Node Storage

From BaseX Documentation
Revision as of 00:48, 9 December 2011 by Dimitar (talk | contribs) (Added table storage description as described in the mailing list (W.I.P.))
(diff) ← Older revision | Latest revision (diff) | Newer revision → (diff)
Jump to navigation Jump to search

BaseX logically splits the tbl.basex file into blocks with length 4096 bytes, i.e. each block can have max 256 records each with length 16 bytes. The records within a block are sorted by their pre valu(which, therefore, can be implicitly determined and need not be saved).

For each block BaseX stores in a separate file (tbli.basex) the smallest pre value within that block (and since the records are sorted, that will be the pre value of the first record stored in the block). These will be referred as fpre from now on.

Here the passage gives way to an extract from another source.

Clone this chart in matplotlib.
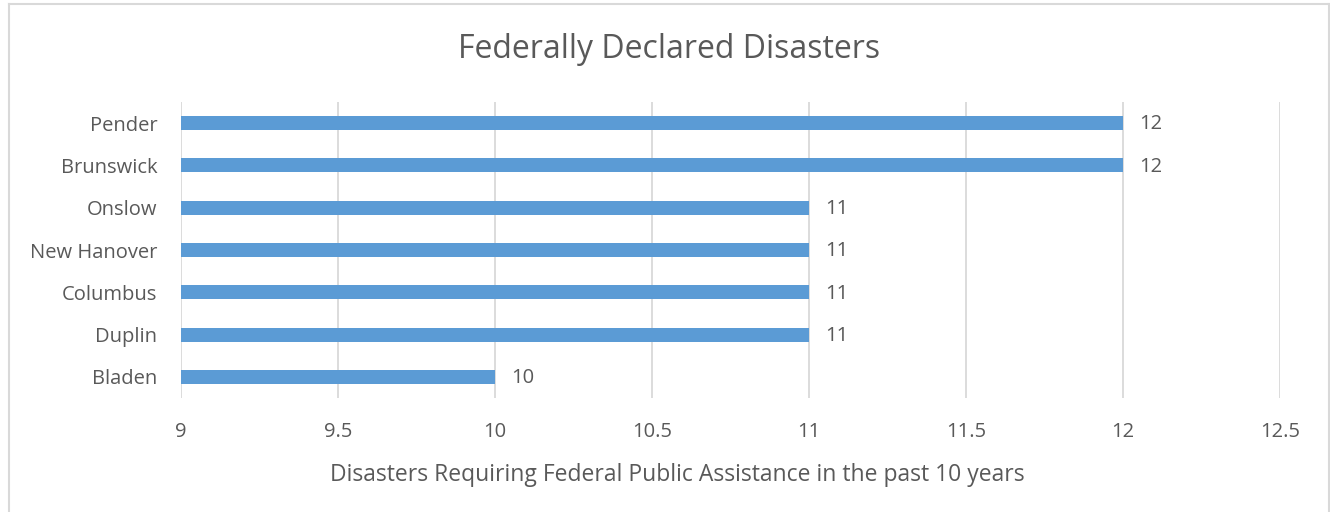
import matplotlib.pyplot as plt
from matplotlib.lines import Line2D

counties = ["Bladen", "Duplin", "Columbus", "New Hanover", "Onslow", "Brunswick", "Pender"]
disasters = [10, 11, 11, 11, 11, 12, 12]
x_ticks = [9, 9.5, 10, 10.5, 11, 11.5, 12, 12.5]
x_tick_labels = ["9", "9.5", "10", "10.5", "11", "11.5", "12", "12.5"]

text_color = "#595959"
bar_color = "#5B9BD5"
grid_color = "#D9D9D9"

plt.rcParams["font.family"] = ["Open Sans", "DejaVu Sans"]

W, H = 1330, 512
fig = plt.figure(figsize=(13.3, 5.12), dpi=100)
ax = fig.add_axes([181 / W, 1 - 398 / H, 1099 / W, 296 / H])

# chart border (top, left, right; bottom edge is cut off)
xl, xr, yt = 8.5 / W, 1328.5 / W, 1 - 4 / H
for xs, ys in [([xl, xr], [yt, yt]), ([xl, xl], [0, yt]), ([xr, xr], [0, yt])]:
    fig.add_artist(Line2D(xs, ys, transform=fig.transFigure, color=grid_color, linewidth=1.5))

y = range(len(counties))
ax.barh(y, [d - 9 for d in disasters], left=9, height=0.33, color=bar_color, zorder=2)
for yi, d in zip(y, disasters):
    ax.text(d + 0.05, yi - 0.03, str(d), va="center", ha="left", fontsize=14.5, color=text_color)

ax.set_xlim(9, 12.5)
ax.set_ylim(-0.5, len(counties) - 0.5)
ax.set_xticks(x_ticks)
ax.set_xticklabels(x_tick_labels)
ax.set_yticks(list(y))
ax.set_yticklabels(counties)
ax.tick_params(axis="both", length=0, labelsize=14.5, colors=text_color)
ax.tick_params(axis="x", pad=17)
ax.tick_params(axis="y", pad=17)
ax.xaxis.grid(True, color=grid_color, linewidth=1.3, zorder=0)
ax.set_axisbelow(True)
for s in ax.spines.values():
    s.set_visible(False)

ax.set_xlabel("Disasters Requiring Federal Public Assistance in the past 10 years",
              fontsize=16.5, color=text_color, labelpad=17)
ax.xaxis.set_label_coords((677 - 181) / 1099, -(475 - 398) / 296)
ax.xaxis.label.set_va("center")
fig.text(669 / W, 1 - 50 / H, "Federally Declared Disasters", ha="center", va="center",
         fontsize=23, color=text_color)

fig.savefig("out.png", dpi=100)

The physical address of each block is stored in tbli.basex, too.

Since these two maps will not grow excessively large, but are accessed resp. changed on each read resp. write operation, they are kept in main memory and flushed to disk on closing the database.

A newly created database which has 256 + 10 records, will occupy the first two blocks with physical addresses 0 and 4096. The corresponding fpre's will be 0 and 256.

If a record with pre = 12 is to be inserted, it needs to be stored in the first block, which is, however, full. In this case, a new block with physical address 8192 will be allocated, the records with pre values from 12 to 255 will be copied to the new block, the new record will be stored in the old block at pre = 12, and the two maps will look like this:

fpre's = 0, 13, 257 addr's = 0, 8192, 4096

Basically, the old records remain in the first block, but they will not be read, since the fpre's array says that only 13 records are stored in the first block. This causes redundant storage of the records with old pres from 13 to 255.

Additionally to these two maps (fpre's and addr's), BaseX maintains a bit map (which is also stored in tbli.basex) which reflects which physical blocks are free and which not, so that when a new block is needed, an already free one will be reused.